A funny quote came across me the other day, “Preventing people from failing will only make them fail.” I like it, it’s dark, it doesn’t invoke this fear of being wrong, of being unhappy. We can do it, it’s ok. Let the kids fail, it’s better they know now instead of being lied to their whole lives.
Empiric knowledge is another laughter box that I like to eat out of daily. The Church is great, when it comes to marriage, nothing like a bunch of virgins telling you how to raise a family and when to have sex. We don’t trust the homeless for financial advice, nor do we let leapers give facials (thanks Robin), so why, how can we put our trust into those uneducated folks with the multi-colored robes? How can I listen to myself, seeing that I don’t have a degree? The hypocrisy is peaking.
The idea of the subconscious was bugging me on the train as I said goodbye to one of the Italian families. I wanted to cry, I tried to, and I told them, but it didn’t work. Talk about the end of a good film, the whole family accompanied me to the train station and then waved a handkerchief in the air. Little hands and wind are what I remember most vividly.
So we don’t directly control things that happen in our body, like when my heart beats, it beats, but I don’t control it, that is, with my conscious body. Aren’t we missing the fundamental assumption? We need to have control over our own bodies, even if we don’t, so we make up this subconscious so that we can blame ourselves and be responsible for things that we don’t either know about nor think about. “It’s probably my subconscious,” well if we don’t have control over it then how do we know we don’t have control over it? It’s a great idea, I just don’t see the logic. Why do we have to have control over our bodies?
I never told you about the crotch-less experiment. I had a pair of shorts with a broken zipper and instead of getting self-conscious and afraid I decided to walk around Florence with a broken zipper. I did not, for the record, go commando.

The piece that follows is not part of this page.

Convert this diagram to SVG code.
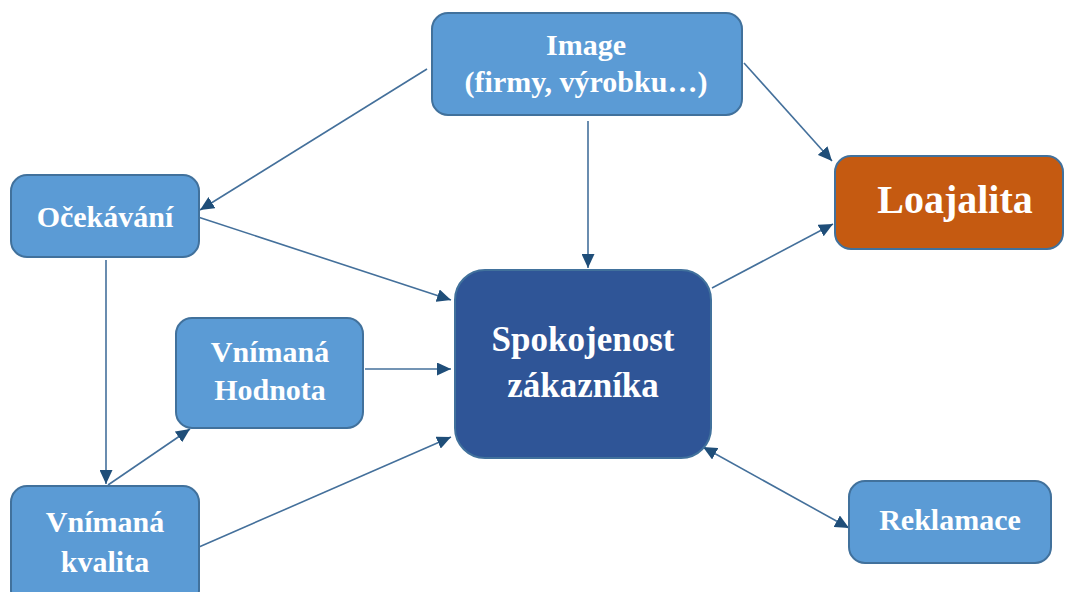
<svg xmlns="http://www.w3.org/2000/svg" width="1065" height="592" viewBox="0 0 1065 592">
<style>
.box{fill:#5B9BD5;stroke:#41719C;stroke-width:2}
.main{fill:#2F5597;stroke:#41719C;stroke-width:2}
.loy{fill:#C55A11;stroke:#41719C;stroke-width:2}
.t{font-family:"Liberation Serif","Times New Roman",serif;font-weight:bold;fill:#FFFFFF;text-anchor:middle}
.s{font-size:30px}
.con line{stroke:#44709B;stroke-width:1.6;fill:none;marker-end:url(#ah)}
</style>
<defs>
<marker id="ah" viewBox="0 0 14 13" refX="14" refY="6.5" markerWidth="14" markerHeight="13" markerUnits="userSpaceOnUse" orient="auto-start-reverse">
<path d="M0,0 L14,6.5 L0,13 z" fill="#1F4E79"/>
</marker>
</defs>
<rect width="1065" height="592" fill="#FFFFFF"/>
<g class="con">
<line x1="427" y1="69" x2="200" y2="210"/>
<line x1="588" y1="121" x2="588" y2="268"/>
<line x1="744" y1="63" x2="832" y2="161"/>
<line x1="198" y1="217" x2="451" y2="300"/>
<line x1="106" y1="260" x2="106" y2="484"/>
<line x1="365" y1="369" x2="451" y2="369"/>
<line x1="108" y1="485" x2="190" y2="429"/>
<line x1="199" y1="547" x2="451" y2="437"/>
<line x1="712" y1="288" x2="833" y2="224"/>
<line x1="849" y1="528" x2="703" y2="447" marker-start="url(#ah)"/>
</g>
<g id="image">
<rect class="box" x="432" y="13" width="310" height="102" rx="16"/>
<text class="t s" x="586" y="55">Image</text>
<text class="t s" x="586" y="92">(firmy, výrobku…)</text>
</g>
<g id="loajalita">
<rect class="loy" x="835" y="156" width="228" height="93" rx="16"/>
<text class="t" x="955" y="213" font-size="40">Loajalita</text>
</g>
<g id="ocekavani">
<rect class="box" x="11" y="175" width="188" height="82" rx="16"/>
<text class="t s" x="105" y="227">Očekávání</text>
</g>
<g id="spokojenost">
<rect class="main" x="455" y="270" width="256" height="188" rx="30"/>
<text class="t" x="583" y="351" font-size="35">Spokojenost</text>
<text class="t" x="583" y="397" font-size="35">zákazníka</text>
</g>
<g id="hodnota">
<rect class="box" x="176" y="318" width="187" height="110" rx="16"/>
<text class="t s" x="270" y="362">Vnímaná</text>
<text class="t s" x="270" y="400">Hodnota</text>
</g>
<g id="kvalita">
<rect class="box" x="11" y="486" width="188" height="120" rx="16"/>
<text class="t s" x="105" y="532">Vnímaná</text>
<text class="t s" x="105" y="572">kvalita</text>
</g>
<g id="reklamace">
<rect class="box" x="849" y="481" width="202" height="82" rx="16"/>
<text class="t s" x="950" y="530">Reklamace</text>
</g>
</svg>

So at first it was weird, different, and then I did something so irrational that it’s rational: I got used to it. Most people wouldn’t say anything about it in passing, but when we were around a group of people, sitting down for example, they would start out by casually saying, “You’re fly is down.” When I responded with, “Thanks,” they stopped, but when I responded with, “Thanks for looking at my crotch and having the decency to tell me,” they started getting defensive. What’s with the penis and vagina that makes them superhuman? I guess it has to do with the sexual/reproductive side of things, but I don’t get the hierarchy.
Looking for a job and will probably graduate in a year, welcome back to the system Anthony. It’s funny, the one question I have been hearing from just about everyone is, “So what are you going to do now?” And my answer, for at least the next 6 months, is going to be: “I just got back.”